In reality, the end result is not going to be a success. The Twitter thread below sums up the issue well.

In the end, the effect of the tax is totally insufficient to significantly reduce the amount in the circulation of the Luna Classic. Most likely, it will only destroy the already low level of activity on the network. Quote from the thread above:

LUNC has virtually no real development activity with which to sustain interest or usage. The 1.2% tax will kill almost all network usage, almost immediately. And LUNC will become yet another ghost chain.

The price of the LUNC token has plummeted by almost 50% from its peak five days ago. It is likely that the biggest beneficiaries of this situation are speculators who have made money from the Luna Classic’s price increase.

Binance removes USDC-trading pairs

Binance, the world’s leading cryptocurrency exchange, announced an interesting move last week. Binance is going to remove the trading pairs of the world’s second-largest stablecoin. This means USD Coin. The USDP and TUSD trading pairs will also be removed in the same context.

Binances’ announcement was first reported as the end of USDC support. However, this is not the case. Binance only removes USDC, USDP, and TUSD trading pairs and converts existing balances 1:1 to its own Binance USD (BUSD) stablecoin balance.

Binance customers can still deposit and withdraw USDC stablecoins. Their balance will only appear as a BUSD balance on the Binance platform. Jeremy Allaire, boss of Circle, the USDC backer, was not concerned about Binance’s decision.

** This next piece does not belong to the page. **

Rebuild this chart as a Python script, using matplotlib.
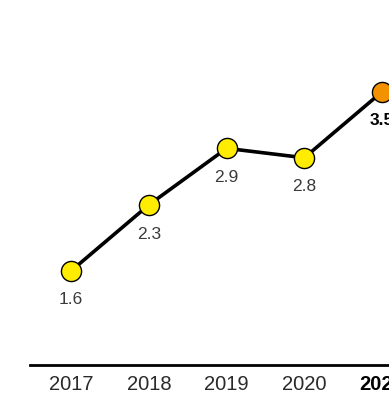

Has Binance now started a wider stablecoin war to strengthen the position of BUSD? Is it the upcoming US stablecoin regulation that is behind this? Hard to say. Such a move is by no means exceptional in itself.

Binances’ competitor FTX has been doing the same for all stablecoins for a long time. Each stablecoin deposit is automatically converted into a single USD balance on the exchange. Thus, for example, there is one truly liquid USD trading pair for Bitcoin and no USDT, USDC, BUSD, etc. trading pairs.

The USD balance on the FTX can also be withdrawn in USDT, USDC, or BUSD stablecoins.